I’m starting to adjust to the constant demands for tipping, and to everyone anxious to demand my money with the slightest excuse. The beggars are easy… a few times a day I will press a 10 dirham coin into a beggar woman’s hand. It’s about a dollar, and brings baraka (good luck.) Islam calls for alms, so it’s part of the culture. A little harder to adjust to are the demands for tipping from others… a dirham for a photo, or 10dh for someone giving you directions. It’s not a lot of money, but it leaves me feeling abused. I have decided that this is silly, and I’m going to try to move past it.
Then there are the outrageous demands… a request of 200dh for wrapping a package I purchase in a shop, for example, is outrageous. I give him 2. He follows me out to the street, complaining, his hand held out. I ignore him. Experiences like this leave me feeling guarded, waiting for the next local to try to fleece the rich american.
Luckily these are the exception. While tipping and haggling is part of the culture, most moroccans stay within reasonable limits. They start high, and you can quickly talk them down. If you don’t feel western guilt, you can quickly reach a reasonable price. The important thing is to remember that they won’t sell if they’re not making a profit, and no matter how much you talked them down, their profit from you was most likely considerable. (I’ll leave it for Dan to tell the story of his epic Haggle that occurred today.)
In the medinas, passers-by shout out to me “Hello Ali Babba!” I think that this was because of my Mr. Clean style earrings, but I learn that this is a generic nickname for any bearded individual. My two earrings do attract attention, however, often open flirting. I like it.
As you would expect, the food is good, but especially in the medinas, where street stalls sell meat carved right off a cow’s skull, a mixture of tongue and cheek, put into a thin almost pita-shaped load of bread fresh from a wood oven. Then salt, paprika, cumin are added as spices, followed by some moderately hot sauce and rice to finish the sandwich. They also make some wonderful stews and little fried potato croquettes which are amazingly taste.
Foods we’re avoiding include luscious-looking cheeses (not pasteurized) and boiled snails (for some reason, they are supposed to have a high rate of Hepatitis A infection.) Oh, and the usual ‘unpeeled fruit’, though I’m finding it harder and harder to avoid the lush figs and ripe plums of the medina.

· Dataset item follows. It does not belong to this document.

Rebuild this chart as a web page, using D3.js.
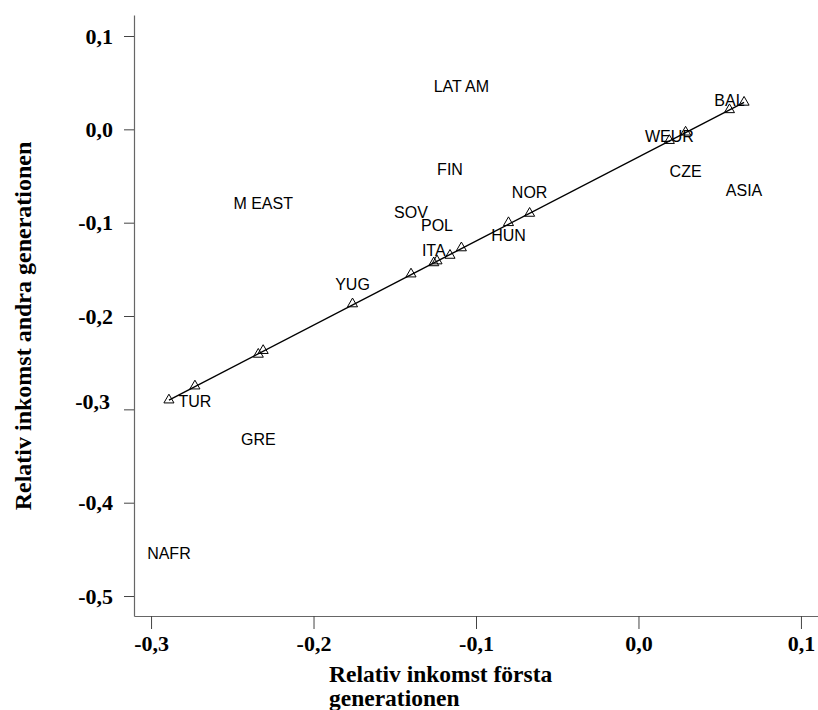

Oh, and the golden cherries, which roll by in cartfuls, swollen with juices.
We’ve been foraging street food for lunch and dinner every day. That will be less likely over the next 5 days… there are very few restaurants or food vendors in the Sahara.
Not sure if there will be internet cafes either. The cafe is quite the thing. Filled with boys chatting with girls clandestinely, each machine has runs Windows XP, Internet Explorer 6, and has a headphone, video camera, and mic. (I refuse to use IE6 except as a springboard to install Google Chrome. A boy needs to have principles.)
It’s easy to see how the internet is changing Morocco (and for that matter, the Arab world.) Things that would otherwise remain unknown (girls & boys, pornography, western news) can easily be accessed. In Morocco, the only thing censured by the government is any criticism of the king. Other than that, it’s anything goes.
And so it goes. Tomorrow, we head south for 8 hours to the desert town of Merzouga, the foot of Erg Chebbi, Morocco’s largest sea of dunes.